## start MATERIAL TO PROCESS

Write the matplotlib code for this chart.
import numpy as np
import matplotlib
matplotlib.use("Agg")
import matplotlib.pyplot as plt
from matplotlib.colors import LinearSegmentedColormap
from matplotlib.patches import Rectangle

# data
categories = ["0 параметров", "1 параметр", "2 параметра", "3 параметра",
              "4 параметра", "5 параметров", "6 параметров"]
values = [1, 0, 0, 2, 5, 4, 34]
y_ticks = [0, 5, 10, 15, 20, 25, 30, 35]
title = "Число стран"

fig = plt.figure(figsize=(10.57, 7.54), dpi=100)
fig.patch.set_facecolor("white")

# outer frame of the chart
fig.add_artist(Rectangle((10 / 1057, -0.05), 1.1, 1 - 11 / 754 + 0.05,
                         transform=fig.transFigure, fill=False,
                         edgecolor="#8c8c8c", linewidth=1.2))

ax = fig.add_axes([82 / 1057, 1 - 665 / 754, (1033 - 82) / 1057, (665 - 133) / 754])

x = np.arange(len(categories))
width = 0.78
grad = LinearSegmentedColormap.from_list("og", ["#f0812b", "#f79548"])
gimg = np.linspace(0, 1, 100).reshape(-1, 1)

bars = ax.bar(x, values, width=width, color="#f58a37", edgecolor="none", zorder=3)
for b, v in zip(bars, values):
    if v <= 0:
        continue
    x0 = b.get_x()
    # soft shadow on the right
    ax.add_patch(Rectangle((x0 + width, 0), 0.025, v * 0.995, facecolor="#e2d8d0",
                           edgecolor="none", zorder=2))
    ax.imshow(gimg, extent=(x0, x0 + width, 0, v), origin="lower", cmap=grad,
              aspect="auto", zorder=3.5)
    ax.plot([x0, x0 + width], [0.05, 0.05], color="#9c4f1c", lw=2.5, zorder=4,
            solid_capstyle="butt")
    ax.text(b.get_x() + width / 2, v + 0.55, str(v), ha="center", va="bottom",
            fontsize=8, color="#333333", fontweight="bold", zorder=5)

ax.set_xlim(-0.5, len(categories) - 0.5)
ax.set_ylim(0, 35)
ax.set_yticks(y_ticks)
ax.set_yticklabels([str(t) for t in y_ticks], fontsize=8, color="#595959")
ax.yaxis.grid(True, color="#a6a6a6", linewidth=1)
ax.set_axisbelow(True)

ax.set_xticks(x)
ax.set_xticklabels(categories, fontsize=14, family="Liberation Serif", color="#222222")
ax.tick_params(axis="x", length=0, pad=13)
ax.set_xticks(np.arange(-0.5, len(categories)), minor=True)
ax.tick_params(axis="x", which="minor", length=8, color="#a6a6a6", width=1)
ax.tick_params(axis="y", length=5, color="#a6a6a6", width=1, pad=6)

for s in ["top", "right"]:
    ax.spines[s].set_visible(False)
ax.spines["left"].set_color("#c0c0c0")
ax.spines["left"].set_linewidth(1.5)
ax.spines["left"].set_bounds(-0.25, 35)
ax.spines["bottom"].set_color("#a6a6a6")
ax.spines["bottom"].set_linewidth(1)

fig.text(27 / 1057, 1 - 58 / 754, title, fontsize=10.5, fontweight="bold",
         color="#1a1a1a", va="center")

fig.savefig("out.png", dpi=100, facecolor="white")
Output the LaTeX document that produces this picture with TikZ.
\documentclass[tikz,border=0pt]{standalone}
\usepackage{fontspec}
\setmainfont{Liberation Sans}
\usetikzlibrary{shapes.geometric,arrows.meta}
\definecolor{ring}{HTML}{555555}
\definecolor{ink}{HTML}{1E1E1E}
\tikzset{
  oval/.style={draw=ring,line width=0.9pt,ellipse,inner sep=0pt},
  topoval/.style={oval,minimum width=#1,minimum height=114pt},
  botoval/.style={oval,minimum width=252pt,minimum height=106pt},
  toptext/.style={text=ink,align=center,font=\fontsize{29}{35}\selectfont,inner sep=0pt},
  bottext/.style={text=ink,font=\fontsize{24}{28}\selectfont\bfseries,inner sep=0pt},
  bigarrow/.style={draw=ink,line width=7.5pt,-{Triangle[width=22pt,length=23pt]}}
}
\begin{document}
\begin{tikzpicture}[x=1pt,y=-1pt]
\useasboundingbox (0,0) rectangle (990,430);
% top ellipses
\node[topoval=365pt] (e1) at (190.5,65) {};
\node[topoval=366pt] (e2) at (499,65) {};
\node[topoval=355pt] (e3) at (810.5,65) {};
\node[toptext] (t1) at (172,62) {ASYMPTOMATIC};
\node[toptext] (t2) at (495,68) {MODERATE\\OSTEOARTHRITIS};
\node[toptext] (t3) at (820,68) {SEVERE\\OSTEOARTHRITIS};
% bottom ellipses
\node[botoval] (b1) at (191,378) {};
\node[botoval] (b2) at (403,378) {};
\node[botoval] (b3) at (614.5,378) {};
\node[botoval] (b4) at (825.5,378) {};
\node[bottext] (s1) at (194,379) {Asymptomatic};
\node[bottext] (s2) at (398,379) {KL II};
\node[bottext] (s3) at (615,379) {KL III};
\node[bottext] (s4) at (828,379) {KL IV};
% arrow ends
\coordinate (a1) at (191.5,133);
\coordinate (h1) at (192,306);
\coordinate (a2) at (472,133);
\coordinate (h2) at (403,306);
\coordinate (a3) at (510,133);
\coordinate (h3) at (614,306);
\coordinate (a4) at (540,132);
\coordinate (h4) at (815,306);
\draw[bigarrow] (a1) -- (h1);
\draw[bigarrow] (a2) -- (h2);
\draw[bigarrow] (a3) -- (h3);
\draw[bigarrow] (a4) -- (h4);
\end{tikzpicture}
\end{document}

## end MATERIAL TO PROCESS

Using the records above, list each line that includes "chart".

▶ _CORRECT OUTPUT_
Write the matplotlib code for this chart.
# outer frame of the chart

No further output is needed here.